What to work on. Exactly retype the lines from the one containing "Output the Python" through the one containing "plt.rcParams['mathtext.default'] = 'bf'"; both ends count, pictures do not.
◇ ◇ ◇ ◇ ◇ ◇ ◇
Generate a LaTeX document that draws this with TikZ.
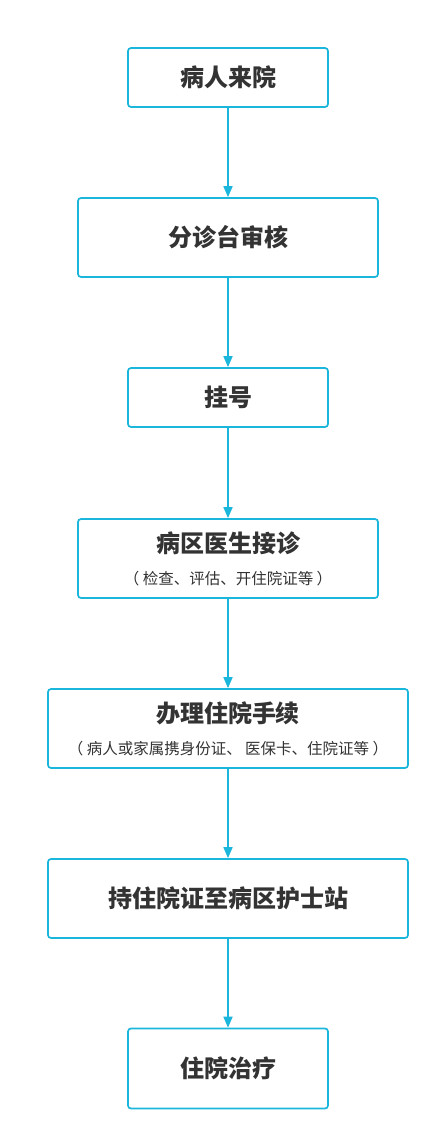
\documentclass[tikz,border=0pt]{standalone}
\usepackage{fontspec}
\setmainfont{Noto Sans CJK SC}
\usepackage{xcolor}
\usetikzlibrary{arrows.meta}
\definecolor{flowCyan}{HTML}{1BB6DB}
\definecolor{flowText}{HTML}{333333}

\begin{document}
\begin{tikzpicture}[x=1pt,y=-1pt,
    stepbox/.style={draw=flowCyan,line width=1.7pt,rounded corners=3pt,fill=white,
        inner sep=0pt,align=center,text=flowText,font=\fontsize{24}{28}\selectfont\bfseries},
    flowarrow/.style={draw=flowCyan,line width=1.7pt,-{Triangle[length=11pt,width=9pt]}}]
    % Canvas
    \useasboundingbox (0,0) rectangle (440,1141);

    % Steps
    \node[stepbox,minimum width=200,minimum height=59] (arrive) at (228,77.5) {病人来院};
    \node[stepbox,minimum width=300,minimum height=79] (triage) at (228,237.5) {分诊台审核};
    \node[stepbox,minimum width=200,minimum height=59] (register) at (228,397.5) {挂号};
    \node[stepbox,minimum width=300,minimum height=79] (doctor) at (228,558.5)
        {病区医生接诊\\[4pt]{\fontsize{15.5}{18}\selectfont\mdseries （ 检查、评估、开住院证等 ）}};
    \node[stepbox,minimum width=360,minimum height=79] (admit) at (228,728.5)
        {办理住院手续\\[4pt]{\fontsize{15.5}{18}\selectfont\mdseries （ 病人或家属携身份证、 医保卡、住院证等 ）}};
    \node[stepbox,minimum width=360,minimum height=79] (nurse) at (228,898.5) {持住院证至病区护士站};
    \node[stepbox,minimum width=200,minimum height=80] (treat) at (228,1068.5) {住院治疗};

    % Connectors
    \foreach \a/\b in {arrive/triage,triage/register,register/doctor,doctor/admit,admit/nurse,nurse/treat}
        \draw[flowarrow] (\a.south) -- (\b.north);
\end{tikzpicture}
\end{document}
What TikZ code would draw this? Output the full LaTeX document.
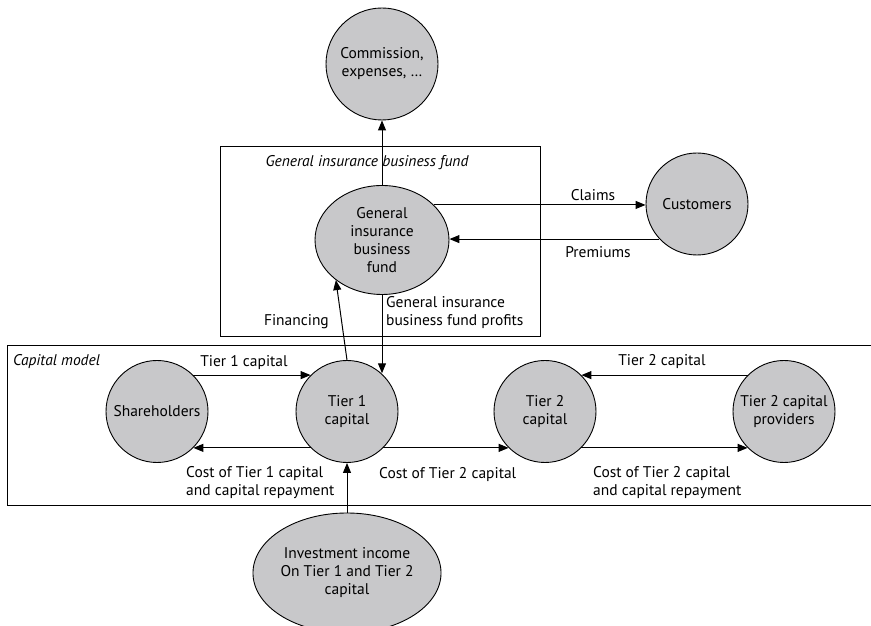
\documentclass[tikz,border=0pt]{standalone}
\usepackage{fontspec}
\setmainfont{PT Sans}
\usetikzlibrary{arrows.meta}
\usetikzlibrary{shapes.geometric}
\definecolor{bubblegray}{RGB}{200,200,202}

\tikzset{
	bubble/.style={circle,draw,line width=0.9pt,fill=bubblegray,inner sep=0pt,align=center,minimum size=102pt},
	oval/.style={ellipse,draw,line width=0.9pt,fill=bubblegray,inner sep=0pt,align=center},
	flow/.style={line width=1pt,-{Triangle[length=10pt,width=8pt]}},
	lbl/.style={align=left,inner sep=0pt},
}

\begin{document}
\begin{tikzpicture}[x=1pt,y=1pt,every node/.style={font=\fontsize{15.5}{18}\selectfont}]
			\useasboundingbox (0,0) rectangle (871,626);
			%recuadros
			\draw[line width=0.9pt] (220,290) rectangle (540,480);
			\draw[line width=0.9pt] (7,121) rectangle (880,281);
			\node[lbl] (gibox) at (367,463) {\itshape General insurance business fund};
			\node[lbl,anchor=west] (capbox) at (13,264) {\itshape Capital model};
			%nodos
			\node[bubble,minimum size=112pt] (comm) at (382,562) {Commission,\\expenses, …};
			\node[oval,minimum width=134pt,minimum height=109pt] (gifund) at (382,386) {General\\insurance\\business\\fund};
			\node[bubble] (cust) at (697,422) {Customers};
			\node[bubble] (share) at (157,214.5) {Shareholders};
			\node[bubble] (tier1) at (347,214.5) {Tier 1\\capital};
			\node[bubble] (tier2) at (545,214.5) {Tier 2\\capital};
			\node[bubble] (prov) at (784,214.5) {Tier 2 capital\\providers};
			\node[oval,minimum width=172pt,minimum height=120pt] (invest) at (347,53) {Investment income\\On Tier 1 and Tier 2\\capital};
			%flechas del fondo
			\draw[flow] (gifund.north) -- (comm.south);
			\draw[flow] (gifund.34) -- (gifund.34 -| cust.west);
			\draw[flow] (cust.223) -- (cust.223 -| gifund.east);
			\draw[flow] (tier1.north) -- (gifund.221);
			\draw[flow] (gifund.south) -- (gifund.south |- tier1.48);
			\node[lbl] (claims) at (593,431) {Claims};
			\node[lbl] (prem) at (598,374) {Premiums};
			\node[lbl,anchor=east] (fin) at (329,304) {Financing};
			\node[lbl,anchor=west] (profits) at (386,313) {General insurance\\business fund profits};
			%flechas del modelo de capital
			\draw[flow] (share.45) -- (tier1.135);
			\draw[flow] (tier1.225) -- (share.-45);
			\draw[flow] (tier1.-45) -- (tier2.225);
			\draw[flow] (prov.135) -- (tier2.45);
			\draw[flow] (tier2.-45) -- (prov.225);
			\draw[flow] (invest.north) -- (tier1.south);
			\node[lbl] (t1cap) at (244,263) {Tier 1 capital};
			\node[lbl,anchor=west] (t1cost) at (186,143) {Cost of Tier 1 capital\\and capital repayment};
			\node[lbl,anchor=west] (t2cost) at (379,151) {Cost of Tier 2 capital};
			\node[lbl] (t2cap) at (662,264) {Tier 2 capital};
			\node[lbl,anchor=west] (t2repay) at (593,143) {Cost of Tier 2 capital\\and capital repayment};
		\end{tikzpicture}
\end{document}
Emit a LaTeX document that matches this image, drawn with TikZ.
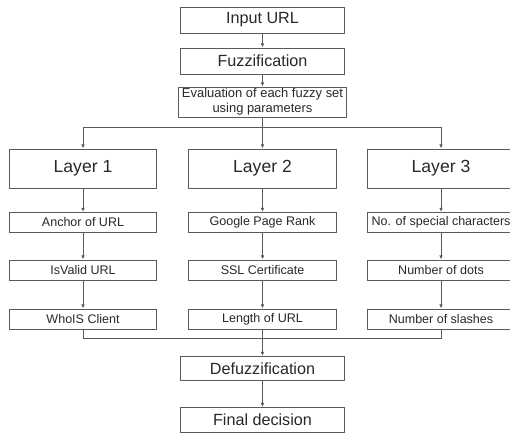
\documentclass[tikz,border=0pt]{standalone}
\usepackage{fontspec}
\setmainfont{Liberation Sans}
\usetikzlibrary{arrows.meta}
\definecolor{boxline}{RGB}{90,90,90}
\definecolor{boxtext}{RGB}{40,40,40}
\tikzset{
  mainbox/.style={draw=boxline,line width=0.7pt,inner sep=0pt,align=center,
    text=boxtext,minimum width=4.075cm,minimum height=0.65cm,font=\fontsize{11.5}{13}\selectfont},
  layerbox/.style={mainbox,minimum width=3.675cm,minimum height=0.975cm,font=\fontsize{12.5}{14}\selectfont},
  itembox/.style={mainbox,minimum width=3.675cm,minimum height=0.5cm,font=\fontsize{8.9}{10}\selectfont},
  link/.style={draw=boxline,line width=0.6pt},
  arr/.style={link,-{Latex[length=3pt,width=2.6pt]}}
}
\begin{document}
\begin{tikzpicture}[x=0.025cm,y=-0.025cm]
\clip (0,0) rectangle (510,435);
%
% top chain
\node[mainbox] at (262.5,20) (input) {Input URL};
\node[mainbox] at (262.5,61) (fuzz) {Fuzzification};
\node[mainbox,minimum width=4.175cm,minimum height=0.75cm,font=\fontsize{9.2}{10.6}\selectfont]
  at (262.5,102) (eval) {Evaluation of each fuzzy set\\using parameters};
\draw[arr] (input) -- (fuzz);
\draw[arr] (fuzz) -- (eval);
\coordinate (split) at (262.5,127);
%
% Layer 1
\node[layerbox] at (83,168.5) (layer1) {Layer 1};
\node[itembox] at (83,222.5) (anchor) {Anchor of URL};
\node[itembox] at (83,270) (isvalid) {IsValid URL};
\node[itembox] at (83,319) (whois) {WhoIS Client};
% Layer 2
\node[layerbox] at (262.5,168.5) (layer2) {Layer 2};
\node[itembox] at (262.5,222.5) (pagerank) {Google Page Rank};
\node[itembox] at (262.5,270) (ssl) {SSL Certificate};
\node[itembox] at (262.5,319) (urllen) {Length of URL};
% Layer 3
\node[layerbox] at (441,168.5) (layer3) {Layer 3};
\node[itembox] at (441,222.5) (special) {No. of special characters};
\node[itembox] at (441,270) (dots) {Number of dots};
\node[itembox] at (441,319) (slashes) {Number of slashes};
%
% branches
\draw[link] (eval) -- (split);
\draw[arr] (split) -| (layer1.north);
\draw[arr] (split) -- (layer2.north);
\draw[arr] (split) -| (layer3.north);
\draw[arr] (layer1) -- (anchor);
\draw[arr] (anchor) -- (isvalid);
\draw[arr] (isvalid) -- (whois);
\draw[arr] (layer2) -- (pagerank);
\draw[arr] (pagerank) -- (ssl);
\draw[arr] (ssl) -- (urllen);
\draw[arr] (layer3) -- (special);
\draw[arr] (special) -- (dots);
\draw[arr] (dots) -- (slashes);
%
% bottom chain
\coordinate (merge) at (262.5,338);
\node[mainbox,minimum height=0.6cm] at (262.5,368.5) (defuzz) {Defuzzification};
\node[mainbox,minimum height=0.625cm] at (262.5,420) (final) {Final decision};
\draw[link] (whois.south) |- (merge);
\draw[link] (slashes.south) |- (merge);
\draw[arr] (urllen) -- (defuzz);
\draw[arr] (defuzz) -- (final);
\end{tikzpicture}
\end{document}
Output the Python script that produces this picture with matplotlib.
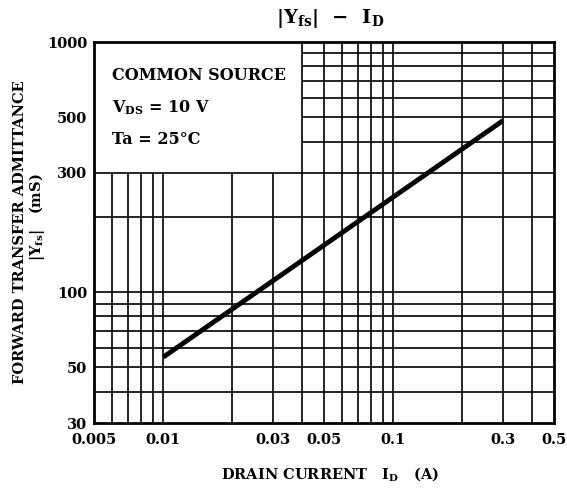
import matplotlib
matplotlib.use('Agg')
import matplotlib.pyplot as plt

# data
id_a = [0.01, 0.3]
yfs_ms = [55, 485]

x_grid = [0.006, 0.007, 0.008, 0.009, 0.01, 0.02, 0.03, 0.04, 0.05, 0.06,
          0.07, 0.08, 0.09, 0.1, 0.2, 0.3, 0.4]
y_grid = [40, 50, 60, 70, 80, 90, 100, 200, 300, 400, 500, 600, 700, 800, 900]
x_ticks = [0.005, 0.01, 0.03, 0.05, 0.1, 0.3, 0.5]
x_ticklabels = ['0.005', '0.01', '0.03', '0.05', '0.1', '0.3', '0.5']
y_ticks = [30, 50, 100, 300, 500, 1000]
y_ticklabels = ['30', '50', '100', '300', '500', '1000']

plt.rcParams['font.family'] = ['DejaVu Serif']
plt.rcParams['font.weight'] = 'bold'
plt.rcParams['mathtext.fontset'] = 'dejavuserif'
plt.rcParams['mathtext.default'] = 'bf'

W, H = 567, 491
fig = plt.figure(figsize=(W / 100, H / 100), dpi=100)
L, R, T, B = 94, 554, 42, 423
ax = fig.add_axes([L / W, 1 - B / H, (R - L) / W, (B - T) / H])
ax.set_xscale('log')
ax.set_yscale('log')
ax.set_xlim(0.005, 0.5)
ax.set_ylim(30, 1000)

# grid (box region upper-left left blank)
for x in x_grid:
    top = 300 if x < 0.0399 else 1000
    ax.vlines(x, 30, top, color='black', lw=1.2, zorder=1)
for y in y_grid:
    x0 = 0.04 if y > 301 else 0.005
    ax.hlines(y, x0, 0.5, color='black', lw=1.2, zorder=1)

ax.plot(id_a, yfs_ms, color='black', lw=3.5, solid_capstyle='butt', zorder=3)

ax.minorticks_off()
ax.set_xticks(x_ticks)
ax.set_xticklabels(x_ticklabels)
ax.set_yticks(y_ticks)
ax.set_yticklabels(y_ticklabels)
ax.tick_params(length=0, labelsize=10.5)
ax.tick_params(axis='x', pad=7)
ax.tick_params(axis='y', pad=5)
for s in ax.spines.values():
    s.set_linewidth(2)

ax.text(0.039, 0.913, 'COMMON SOURCE', transform=ax.transAxes, fontsize=11.5,
        va='center', ha='left')
ax.text(0.039, 0.827, r'V$_{DS}$ = 10 V', transform=ax.transAxes, fontsize=11.5,
        va='center', ha='left')
ax.text(0.039, 0.743, 'Ta = 25°C', transform=ax.transAxes, fontsize=11.5,
        va='center', ha='left')

fig.text(330 / W, 1 - 18 / H, r'|Y$_{fs}$|  −  I$_{D}$', fontsize=14,
         ha='center', va='center')
fig.text(330 / W, 1 - 474 / H, r'DRAIN CURRENT   I$_{D}$   (A)', fontsize=10.5,
         ha='center', va='center')
fig.text(20 / W, 1 - 232 / H, 'FORWARD TRANSFER ADMITTANCE', fontsize=10.5,
         rotation=90, ha='center', va='center')
fig.text(37 / W, 1 - 217 / H, r'|Y$_{fs}$|   (mS)', fontsize=10.5,
         rotation=90, ha='center', va='center')

fig.savefig('out.png', dpi=100)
◇ ◇ ◇ ◇ ◇ ◇ ◇
Reply to the task.
Output the Python script that produces this picture with matplotlib.
import matplotlib
matplotlib.use('Agg')
import matplotlib.pyplot as plt

# data
id_a = [0.01, 0.3]
yfs_ms = [55, 485]

x_grid = [0.006, 0.007, 0.008, 0.009, 0.01, 0.02, 0.03, 0.04, 0.05, 0.06,
          0.07, 0.08, 0.09, 0.1, 0.2, 0.3, 0.4]
y_grid = [40, 50, 60, 70, 80, 90, 100, 200, 300, 400, 500, 600, 700, 800, 900]
x_ticks = [0.005, 0.01, 0.03, 0.05, 0.1, 0.3, 0.5]
x_ticklabels = ['0.005', '0.01', '0.03', '0.05', '0.1', '0.3', '0.5']
y_ticks = [30, 50, 100, 300, 500, 1000]
y_ticklabels = ['30', '50', '100', '300', '500', '1000']

plt.rcParams['font.family'] = ['DejaVu Serif']
plt.rcParams['font.weight'] = 'bold'
plt.rcParams['mathtext.fontset'] = 'dejavuserif'
plt.rcParams['mathtext.default'] = 'bf'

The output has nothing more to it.